In the late 7th century a branch of the Bulgars led by Khan Asparuh migrated into the northern Balkans, where they merged with the local Slavic population and possibly remnants of the Thracian population to form the first Bulgarian state in AD 681. This was the first Slavic nation-state in history. The Bulgarian empire was a significant European power in the 9th and the 10th century, while fighting with the Byzantine Empire for the control of the Balkans. The Bulgarian state was crushed by an assault by the Rus’ in 969 and completely subdued by a determined Byzantine assault under Basil II in 1018.
It was re-established in 1185 and continued to be an important power in the European south-east for two more centuries by fighting to assert its place in the region with the Byzantine Empire, imposing defeats on the Crusader states in Greece, as well as Hungary. By the end of the 14th century the country was conquered by the Ottoman Empire. A liberation attempt by the Polish-Hungarian forces under the rule of Wladislaus III of Poland was defeated in 1444 in the battle of Varna.
An autonomous Bulgarian principality in its ethnic borders was proclaimed by the Treaty of San Stefano of March 3, 1878, following the Russo-Turkish War, 1877-78. The treaty was immediately rejected by the Great Powers for fear that a large Slavic country on the Balkans would serve Russian interests. This led to the Treaty of Berlin (1878) which provided for an autonomous Bulgarian principality comprising Moesia and the region of Sofia. The first Bulgarian prince was Alexander Batenberg. Most of Thrace was included in the autonomous region of Eastern Rumelia, whereas the rest of Thrace along with the whole of Macedonia was returned under the sovereignty of the Ottomans.
After uniting with Eastern Rumelia in 1885 (followed by a short war with Serbia), the principality was proclaimed a fully independent kingdom in 1908. This happened during the reign of Ferdinand I of Bulgaria. He became Bulgarian prince after Alexander Battenberg abdicated in 1886 following a coup d’etat staged by pro-Russian army officers. (Although the counter coup d’etat coordinated by Stefan Stambolov was successful, Alexander Battenberg could not remain Bulgarian prince without the approval of the Russian emperor Alexander III.) The struggle for liberation of the Bulgarians in the Adrianople Vilayet and Macedonia continued throughout the end of the 19th and the beginning of the 20th century culminating with the Ilinden-Preobrazhenie Uprising organised by the IMARO in 1903.
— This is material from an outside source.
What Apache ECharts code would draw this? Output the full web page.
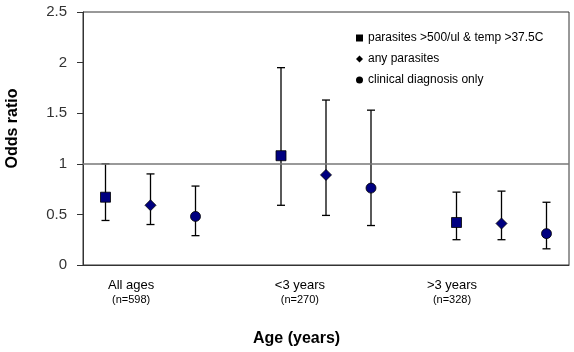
<!DOCTYPE html>
<html>
<head>
<meta charset="utf-8">
<script src="https://cdn.jsdelivr.net/npm/echarts@6/dist/echarts.min.js"></script>
<style>
  html, body { margin: 0; padding: 0; background: #fff; }
  #chart { width: 574px; height: 352px; }
</style>
</head>
<body>
<div id="chart"></div>
<script>
// groups and their labels
const groups = ["All ages", "<3 years", ">3 years"];
const groupN = ["(n=598)", "(n=270)", "(n=328)"];
const groupLabelX = [1.07, 4.82, 8.2];

// x position of each point (square, diamond, circle) per group
const xSquare = [0.5, 4.4, 8.3];
const xDiamond = [1.5, 5.4, 9.3];
const xCircle = [2.5, 6.4, 10.3];

// odds ratios and 95% CI
const orSquare = [0.67, 1.08, 0.42];
const loSquare = [0.44, 0.59, 0.25];
const hiSquare = [1.0, 1.95, 0.72];

const orDiamond = [0.59, 0.89, 0.41];
const loDiamond = [0.40, 0.49, 0.25];
const hiDiamond = [0.90, 1.63, 0.73];

const orCircle = [0.48, 0.76, 0.31];
const loCircle = [0.29, 0.39, 0.16];
const hiCircle = [0.78, 1.53, 0.62];

const yTicks = [0, 0.5, 1, 1.5, 2, 2.5];

const names = ["parasites >500/ul & temp >37.5C", "any parasites", "clinical diagnosis only"];
const FONT = "Liberation Sans, Arial, sans-serif";

const chart = echarts.init(document.getElementById("chart"));

function errBars(xs, lo, hi) {
  return xs.map((x, i) => [x, lo[i], hi[i]]);
}

const allErr = errBars(xSquare, loSquare, hiSquare)
  .concat(errBars(xDiamond, loDiamond, hiDiamond))
  .concat(errBars(xCircle, loCircle, hiCircle));

function pts(xs, ys) {
  return xs.map((x, i) => [x, ys[i]]);
}

const options = {
  animation: false,
  textStyle: { fontFamily: FONT },
  grid: {
    left: 83, right: 5, top: 12, bottom: 87,
    outerBoundsMode: "none",
    containLabel: false,
    show: true, borderColor: "#333", borderWidth: 1
  },
  title: {
    text: "Age (years)",
    left: 253, top: 331,
    padding: 0,
    textStyle: { fontFamily: FONT, fontSize: 16, fontWeight: "bold", color: "#000" }
  },
  legend: {
    orient: "vertical",
    left: 351, top: 27,
    itemWidth: 7, itemHeight: 7, itemGap: 9,
    textStyle: { fontFamily: FONT, fontSize: 12, color: "#000" },
    data: [
      { name: names[0], icon: "rect", itemStyle: { color: "#000", borderWidth: 0 } },
      { name: names[1], icon: "diamond", itemStyle: { color: "#000", borderWidth: 0 } },
      { name: names[2], icon: "circle", itemStyle: { color: "#000", borderWidth: 0 } }
    ]
  },
  xAxis: {
    type: "value",
    min: 0, max: 10.8,
    splitLine: { show: false },
    axisLine: { show: true, lineStyle: { color: "#333" } },
    axisTick: { show: false },
    axisLabel: {
      customValues: groupLabelX,
      margin: 12,
      formatter: function (v) {
        const i = groupLabelX.findIndex(g => Math.abs(g - v) < 0.01);
        return i < 0 ? "" : "{a|" + groups[i] + "}\n{b|" + groupN[i] + "}";
      },
      rich: {
        a: { fontFamily: FONT, fontSize: 13, color: "#000", lineHeight: 16 },
        b: { fontFamily: FONT, fontSize: 11, color: "#000", lineHeight: 14 }
      }
    }
  },
  yAxis: {
    type: "value",
    min: 0, max: 2.5, interval: 0.5,
    name: "Odds ratio",
    nameLocation: "middle",
    nameGap: 62,
    nameTextStyle: {
      fontFamily: FONT, fontSize: 16, fontWeight: "bold", color: "#000",
      padding: [0, 0, 0, 20]
    },
    splitLine: { show: false },
    axisLine: { show: true, lineStyle: { color: "#333" } },
    axisTick: { show: true, length: 6, lineStyle: { color: "#333" } },
    axisLabel: {
      margin: 16,
      fontSize: 15, color: "#333",
      formatter: v => (yTicks.includes(v) ? String(v) : "")
    }
  },
  series: [
    {
      type: "custom",
      name: "ci",
      silent: true,
      z: 2,
      data: allErr,
      renderItem: function (params, api) {
        const x = api.value(0);
        const lo = api.coord([x, api.value(1)]);
        const hi = api.coord([x, api.value(2)]);
        const cap = 4;
        const st = { stroke: "#000", lineWidth: 1.3 };
        return {
          type: "group",
          children: [
            { type: "line", shape: { x1: lo[0], y1: lo[1], x2: hi[0], y2: hi[1] }, style: st },
            { type: "line", shape: { x1: lo[0] - cap, y1: lo[1], x2: lo[0] + cap, y2: lo[1] }, style: st },
            { type: "line", shape: { x1: hi[0] - cap, y1: hi[1], x2: hi[0] + cap, y2: hi[1] }, style: st }
          ]
        };
      }
    },
    {
      type: "scatter",
      name: names[0],
      symbol: "rect",
      symbolSize: 10,
      z: 3,
      itemStyle: { color: "#000080", borderColor: "#000", borderWidth: 0.8, opacity: 1 },
      data: pts(xSquare, orSquare),
      markLine: {
        silent: true,
        symbol: "none",
        label: { show: false },
        lineStyle: { color: "#777", width: 1.5, type: "solid" },
        data: [{ yAxis: 1 }]
      }
    },
    {
      type: "scatter",
      name: names[1],
      symbol: "diamond",
      symbolSize: 11,
      z: 3,
      itemStyle: { color: "#000080", borderColor: "#000", borderWidth: 0.8, opacity: 1 },
      data: pts(xDiamond, orDiamond)
    },
    {
      type: "scatter",
      name: names[2],
      symbol: "circle",
      symbolSize: 10,
      z: 3,
      itemStyle: { color: "#000080", borderColor: "#000", borderWidth: 0.8, opacity: 1 },
      data: pts(xCircle, orCircle)
    }
  ]
};

chart.setOption(options);
</script>
</body>
</html>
In 1912 and 1913 Bulgaria became involved in the Balkan Wars, entering into conflict with Greece and Serbia against the Ottoman Empire and then against its former Balkan allies in desperate effort to achieve its national unity. After being defeated in the Second Balkan War, Bulgaria lost most of the territory conquered in the first war, as well as Southern Dobruja. During World War I, Bulgaria found itself fighting on the losing side after its alliance with the Central Powers. The defeat led to new territorial losses (the Western Outlands to Serbia, Western Thrace to Greece and the re-conquered Southern Dobruja to Romania. The Balkan Wars and World War I led to the influx of over 250,000 Bulgarian refugees from Macedonia, Eastern and Western Thrace and Southern Dobruja. These numbers increased in the 1930s following Serbian state-sponsored aggression against its native Bulgarian population.
After regaining control over Southern Dobruja in 1940, Bulgaria allied with the Axis Powers in World War II, although no Bulgarian soldiers participated in the war against the USSR. During this time the country occupied parts of Greece and Yugoslavia. Bulgaria was the only country that saved its entire Jewish population (around 50,000) from the Nazi camps by refusing to comply with a 31 August 1943 resolution. However, Jews in invaded Greek and Yugoslavian territories were sent to death camps by the Bulgarian authorities. In September the Soviet army entered into Bulgaria which enabled later the Bulgarian Communists to seize power and establish a Communist dictatorship. Bulgaria had to fight against Germany (with a 450 000 strong army in 1944 reduced to 130 000 in 1945). More than 30 000 Bulgarian soldiers and officers were killed in the war.
Bulgaria fell within the Soviet sphere of influence after World War II and became a People’s Republic in 1946 and one of the USSR’s staunchest allies. Bulgaria was the most loyal Soviet satellite state during the Cold War. From the late 1970s it began normalising its relations with Greece and from the 1990s with Turkey. The People’s Republic ended in 1989 with many Soviet nations as the Soviet Union itself began to collapse (the Bulgarian Communist dictator Todor Zhivkov was removed from power on 10 November 1989), and Bulgaria again held multiparty elections and privatized its economy, but economic difficulties and a tide of corruption led over 1,500,000 Bulgarians, most of them qualified professionals, to emigrate.
Bulgaria joined NATO on 29 March 2004 and is set to join the European Union at the earliest on 1 January 2007 after signing the Treaty of Accession on 25 April 2005.